An interesting couple of days in the trading pattern. Each was at first for me a reaction of disappointment. Yet, at day's end, the selling pressure was countered and each day closed with evidence of strong candlestick hammers. One would have to look at much higher prices and volume to find comparable sized AXC hammers occurring after declines.
At the end of declines, hammers are considered to be turnaround indicators. They represent evidence of buyers eventually countering the day long onslaught of sellers to the point where the close matches the high of the open before the onslaught began.
Volume also had a moderate pickup over these two days. Same data, but from a different measure shows Chaikin money flow as turning up and thereby signifying more money in than out. Finally, the same measures are hinting at influencing the weekly indicators.
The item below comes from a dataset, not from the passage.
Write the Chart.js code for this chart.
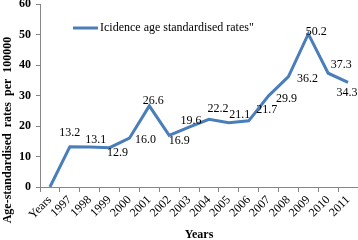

So again, it is not so much the decline, or even the new low of 1.25, but what counts is the context of the move and the pattern in which it is present and the overlay of the shorter and longer termed views.
One thing I would like to make clear, even though the movements are by the 1/16, the same laws of supply and demand, accumulation and distribution, selling pressure and buying pressure are writ here as at much higher levels and velocities. If anything, the patterns are easier to read due to the fact that the waves of buying and selling have more time between the events and one can almost leisurely correlate the intraday chart events to the end of day results.
So my sense of the situation stands. I feel more strongly now that we may be looking at THE turn.